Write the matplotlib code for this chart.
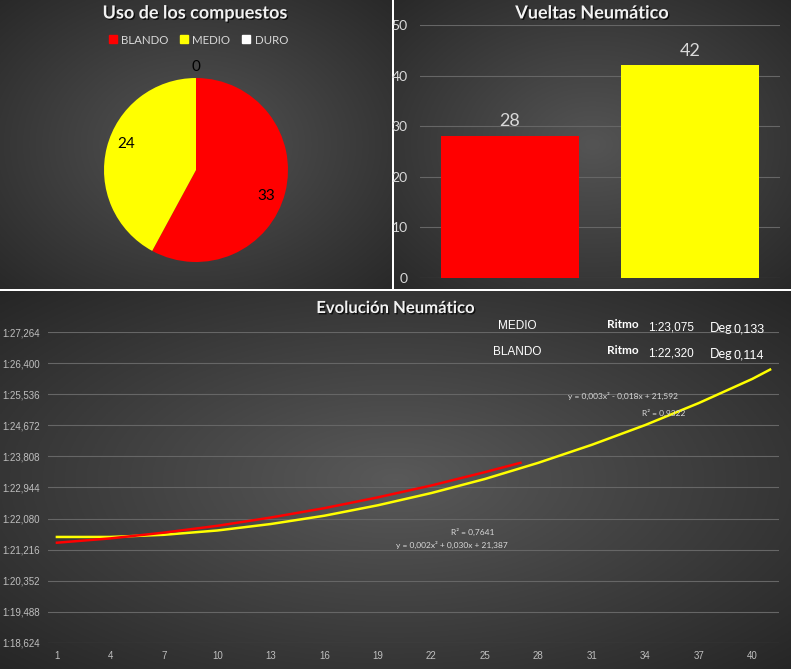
import matplotlib
matplotlib.use("Agg")
import matplotlib.pyplot as plt
import matplotlib.patheffects as pe
import numpy as np
from matplotlib.lines import Line2D

W, H = 791, 669

# --- data -----------------------------------------------------------------
compounds = ["BLANDO", "MEDIO", "DURO"]
compound_use = [33, 24, 0]
compound_colors = ["#ff0000", "#ffff00", "#ffffff"]

stint_laps = [28, 42]
stint_colors = ["#ff0000", "#ffff00"]

# lap times in seconds
medio_laps = [1, 4, 7, 10, 13, 16, 19, 22, 25, 28, 31, 34, 37, 40, 41]
medio_time = [81.57, 81.57, 81.63, 81.75, 81.93, 82.16, 82.45, 82.79,
              83.18, 83.63, 84.13, 84.68, 85.29, 85.96, 86.22]
blando_laps = [1, 4, 7, 10, 13, 16, 19, 22, 25, 27]
blando_time = [81.41, 81.53, 81.69, 81.88, 82.11, 82.37, 82.67, 83.00, 83.37, 83.63]

lap_ticks = list(range(1, 41, 3))
time_ticks = [round(78.624 + 0.864 * i, 3) for i in range(11)]

pace_rows = [("MEDIO", "1:23,075", "0,133"), ("BLANDO", "1:22,320", "0,114")]
medio_fit = ("y = 0,003x² - 0,018x + 21,592", "R² = 0,9322")
blando_fit = ("R² = 0,7641", "y = 0,002x² + 0,030x + 21,387")

TXT = "#d9d9d9"
GRID = "#666666"
NARROW = ["Liberation Sans", "DejaVu Sans"]
plt.rcParams["font.family"] = ["Lato", "DejaVu Sans"]


def fx(x):
    return x / W


def fy(y):
    return 1 - y / H


def box(x0, y0, w, h):
    return [x0 / W, 1 - (y0 + h) / H, w / W, h / H]


def panel_bg(fig, x0, y0, w, h, center=0.35, edge=0.15):
    ax = fig.add_axes(box(x0, y0, w, h), zorder=0)
    yy, xx = np.mgrid[-1:1:200j, -1:1:300j]
    r = np.sqrt(xx ** 2 + yy ** 2) / np.sqrt(2)
    g = center + (edge - center) * r
    ax.imshow(np.dstack([g, g, g]), aspect="auto", extent=(0, 1, 0, 1))
    ax.axis("off")
    return ax


def title(fig, x, y, s, size):
    fig.text(fx(x), fy(y), s, ha="center", va="center", fontsize=size,
             fontweight="bold", color="#f2f2f2", zorder=10,
             path_effects=[pe.withSimplePatchShadow(offset=(1, -1), shadow_rgbFace="black", alpha=0.7)])


def time_fmt(v, pos=None):
    m = int(v // 60)
    return f"{m}:{v - 60 * m:06.3f}".replace(".", ",")


def note(x, y, s, size, **kw):
    fig.text(fx(x), fy(y), s, ha="center", va="center", fontsize=size, zorder=10, **kw)


fig = plt.figure(figsize=(W / 100, H / 100), dpi=100, facecolor="white")
panel_bg(fig, 0, 0, 392, 289, 0.33, 0.16)
panel_bg(fig, 394, 0, 397, 289, 0.33, 0.16)
panel_bg(fig, 0, 291, 791, 378, 0.35, 0.15)

# --- pie ------------------------------------------------------------------
axp = fig.add_axes(box(104, 78, 184, 184), zorder=2)
axp.set_facecolor("none")
wedges, _ = axp.pie(compound_use, colors=compound_colors, startangle=90,
                    counterclock=False, radius=1, wedgeprops=dict(linewidth=0))
for w, v in zip(wedges, compound_use):
    a = np.deg2rad((w.theta1 + w.theta2) / 2 - (6 if v else 0))
    r = 0.81 if v else 1.12
    axp.text(r * np.cos(a), r * np.sin(a), str(v), ha="center", va="center",
             fontsize=11, color="black")
axp.set_xlim(-1, 1); axp.set_ylim(-1, 1)
title(fig, 195, 13, "Uso de los compuestos", 13)
handles = [Line2D([], [], marker="s", ls="", color=c, markersize=5.5, label=n)
           for n, c in zip(compounds, compound_colors)]
fig.legend(handles=handles, loc="center", bbox_to_anchor=(fx(198), fy(40)), ncol=3,
           frameon=False, handletextpad=0.3, columnspacing=1.0, handlelength=0.8,
           labelcolor=TXT, fontsize=8.3)

# --- bars -----------------------------------------------------------------
axb = fig.add_axes(box(420, 25, 360, 253), zorder=2)
axb.set_facecolor("none")
bars = axb.bar(range(len(stint_laps)), stint_laps, width=0.77, color=stint_colors, zorder=3)
axb.bar_label(bars, padding=5, fontsize=13, color=TXT)
axb.set_xlim(-0.5, 1.5); axb.set_ylim(0, 50)
axb.set_yticks(range(0, 51, 10)); axb.set_xticks([])
axb.grid(axis="y", color=GRID, lw=0.8)
axb.tick_params(axis="y", length=0, pad=9, labelcolor=TXT, labelsize=10)
for s in axb.spines.values():
    s.set_visible(False)
title(fig, 592, 13, "Vueltas Neumático", 13)

# --- lap time evolution ---------------------------------------------------
axl = fig.add_axes(box(48, 332, 731, 311), zorder=2)
axl.set_facecolor("none")
axl.plot(medio_laps, medio_time, color="#ffff00", lw=1.8, zorder=3)
axl.plot(blando_laps, blando_time, color="#ff0000", lw=1.8, zorder=4)
axl.set_xlim(0.5, 41.5); axl.set_ylim(time_ticks[0], time_ticks[-1])
axl.set_xticks(lap_ticks); axl.set_yticks(time_ticks)
axl.yaxis.set_major_formatter(plt.FuncFormatter(time_fmt))
axl.grid(axis="y", color=GRID, lw=0.8)
axl.tick_params(length=0, labelcolor="#bfbfbf", labelsize=7)
axl.tick_params(axis="y", pad=6)
axl.tick_params(axis="x", pad=6)
for lab in axl.get_xticklabels() + axl.get_yticklabels():
    lab.set_family(NARROW)
for s in axl.spines.values():
    s.set_visible(False)
title(fig, 395, 308, "Evolución Neumático", 12)

for (name, pace, deg), y in zip(pace_rows, [326, 352]):
    note(517, y, name, 8.5, color="white", family=NARROW)
    note(623, y - 1, "Ritmo", 8.5, color="white", fontweight="bold")
    note(671, y + 1, pace, 8.5, color="white", family=NARROW)
    note(721, y + 2, "Deg", 9, color="white")
    note(749, y + 3, deg, 9, color="white", family=NARROW)

note(623, 396, medio_fit[0], 6, color=TXT)
note(664, 413, medio_fit[1], 6, color=TXT)
note(473, 532, blando_fit[0], 6, color=TXT)
note(452, 545, blando_fit[1], 6, color=TXT)

fig.savefig("out.png", dpi=100)
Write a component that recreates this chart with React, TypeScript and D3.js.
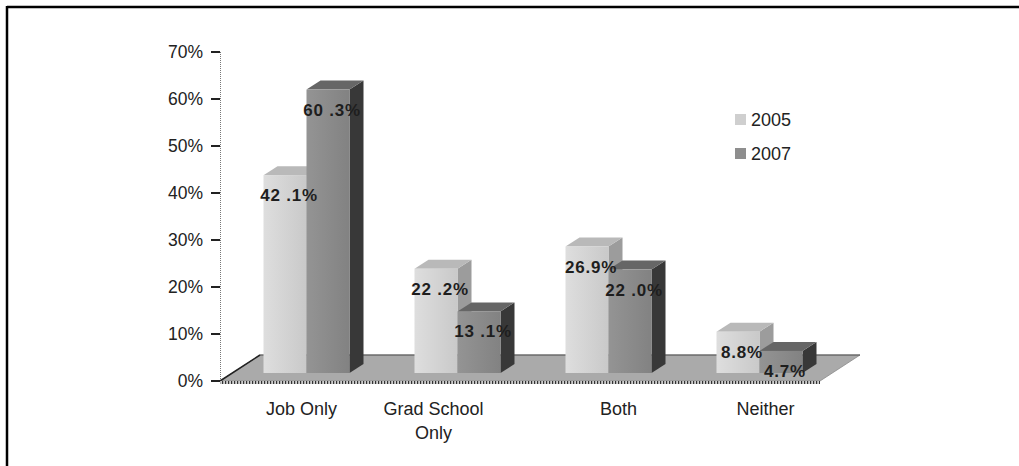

———

Set exercise:
Copy out all lines where the word "chart" appears.

Worked answer:
Write the matplotlib code for this chart.
Write a component that recreates this chart with React, TypeScript and D3.js.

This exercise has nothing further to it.